Bibliographie : Laurence Tartreau-Zeller, Octave Mirbeau – Une critique du cœur, Presses du Septentrion, Lille, 1999, pp. 168-171, 190-194; 201-204 et 233-257.




CABIBEL

CABIBEL, curé de Montardit, dans l’Ariège. Au cours de l’année 1878, où Mirbeau, rédacteur en chef de L’Ariégeois, a ferraillé pour le compte du baron de Saint-Paul (voir la notice), il a eu des démêlés clochemerlesques avec le curé Cabibel, de la petite commune de Montardit. Forte personnalité, Cabibel présentait l’originalité d’être républicain, quatorze ans avant le “Ralliement” des catholiques de France à la République, mais plus par opportunisme que par conviction, car précédemment il avait appelé à la restauration du Roy. Pour se justifier de son ralliement et répondre aux attaques dont il était l’objet dans L’Ariégeois, il a publié, sans doute à ses frais, une brochure de 48 pages, Le Clairon, où il reproduisait notamment trois de ses lettres à Mirbeau. Curieusement, les protagonistes de ce combat dérisoire combattent à front renversé : le futur anarchiste Mirbeau se fait alors le défenseur de l’Ordre, de l’Autel et du défunt Empire, cependant qu’un modeste curé de campagne soutient la jeune République contre sa propre hiérarchie!

En fait, ces querelles locales ont un double enjeu. D’une part, il s’agit de déterminer la forme institutionnelle de l’État français (Empire, République ou Monarchie), qui est en débat depuis presque huit ans, mais à un moment où les chances de restauration de l’Empire sont quasiment nulles, ce qui fait perdre à ce débat une partie de son intérêt. D’autre part, comme la République a l’air d’être désormais solidement implantée, après l’échec de Mac-Mahon et la victoire des républicains aux élections de décembre 1877, il s’agit de déterminer l’orientation du nouveau régime. Doit-il être dans la continuité de la Révolution, s’engager dans des transformations en profondeur et considérer le clergé comme un ennemi à combattre ? Ou bien, au contraire, la République doit-elle devenir un facteur d’ordre et de stabilité et, pour cela, s’appuyer sur le clergé ? Le principe de réalité amène nombre de politiciens à virer de bord, chacun des anciens camps en présence se divise, de nouvelles alliances se profilent, et on assiste à une redistribution des cartes. Cependant que des légitimistes et des bonapartistes se rallient à la République naguère vilipendée, à l’instar de Cabibel, trois ans après les orléanistes, qui voulaient à tout prix empêcher le retour de l’Empire, les républicains se divisent entre progressistes et conservateurs (sans parler des révolutionnaires, qui en appellent à “la Sociale”).
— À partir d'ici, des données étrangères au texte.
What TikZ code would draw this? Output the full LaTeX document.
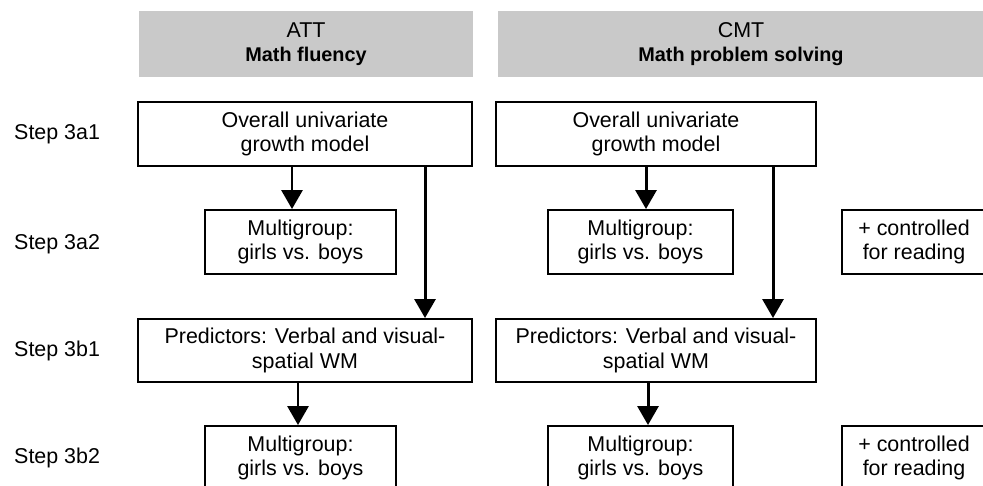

Dans cette situation, le pisse-copie à gages qu’est encore le jeune Mirbeau ne sait pas trop sur quel pied danser. Il travaille pour les bonapartistes, qui n’ont de chances de préserver leur emprise sur les populations rurales qu’à condition de conserver de nombreux appuis dans le clergé : Cabibel constitue donc pour eux un mauvais exemple à combattre et à discréditer à tout prix. Mais, par ailleurs, il tente de donner du bonapartisme (voir la notice) une image progressiste, et un curé légitimiste rallié à la République conservatrice, tel que Cabibel, doit lui apparaître comme un adversaire du Progrès, qu’il convient donc de démasquer, mais pour des raisons diamétralement opposées… L’ennui est que Saint-Paul n’a rien de progressiste et que son thuriféraire est amené à employer, contre Cabibel, un ton méprisant et de bien douteux arguments, qui ne lui font guère honneur. Peut-être vaut-il mieux prendre le parti de rire de cette picrocholine guéguerre, où l’on voit le journaliste stipendié exercer sa verve et faire ses armes, en même temps que ses preuves, sur le dos d’un modeste curé de campagne qui a du répondant et sait se trouver des alliés de poids.

P. M.

 

            Bibliographie : Cabibel, Le Coup de clairon, André Sagnier et F. Massip, 1878 ; Pierre Michel, « Mirbeau et le curé républicain Cabibel », Cahiers Octave Mirbeau, n° 11, 2004, pp. 217-228 ; Octave Mirbeau, Chroniques ariégeoises, L’Agasse, pp. 59-69.


CAILLEBOTTE, gustave

CAILLEBOTTE, Gustave (1848-1894), peintre impressionniste français, de tendance réaliste, malgré son passage par l’École des Beaux-Arts. Fils d’industriel et héritier d’une grosse fortune, il a pu, après des études de droit, se consacrer à ses deux passions : la peinture, bien sûr, en tant que mécène, auteur et collectionneur de toiles impressionnistes ; et le yachting : en effet, il avait aussi une formation d’ingénieur et, en tant qu’architecte naval, il a construit des voiliers ; il était président du club nautique de Gennevilliers, et il lui arrivait d’aller voir Monet à Giverny par la voie fluviale. Il a fait ses débuts de peintre en 1876, en exposant, avec les impressionnistes, un tableau refusé au Salon l’année précédente, à cause de son sujet jugé trop trivial : Les Raboteurs de parquet (Musée d’Orsay). Ses toiles les plus célèbres sont Rue de Paris, temps de pluie (1877, musée de Chicago) et Le Pont de l’Europe (1877). Il s’est spécialisé dans les cadrages originaux, influencés par la photographie, avec notamment des vues plongeantes, ou à travers la rambarde en fer forgé d’un balcon (L’Homme au balcon, boulevard Haussmann, Un balcon, Jeune homme à la fenêtre). Longtemps méconnu en France, Caillebotte a en revanche rencontré un vif succès aux États-Unis. En mourant, le 21 février 1894, par testament, il a légué à l’État sa riche collection d’impressionnistes, en y mettant la condition qu’elles soient exposées au musée du Luxembourg ; mais l’État, sur les soixante-cinq tableaux, n’en accepta que trente-huit, non sans une vive résistance de l’Académie des Beaux-Arts, outragée que ces toiles, signées Manet, Degas, Monet, Renoir, Cézanne, Berthe Morisot et Pissarro, puissent être scandaleusement présentées, au mépris des règlements limitant strictement l’exposition de peintres vivants ; les vingt-sept toiles refusées sont alors retournées aux héritiers du peintre.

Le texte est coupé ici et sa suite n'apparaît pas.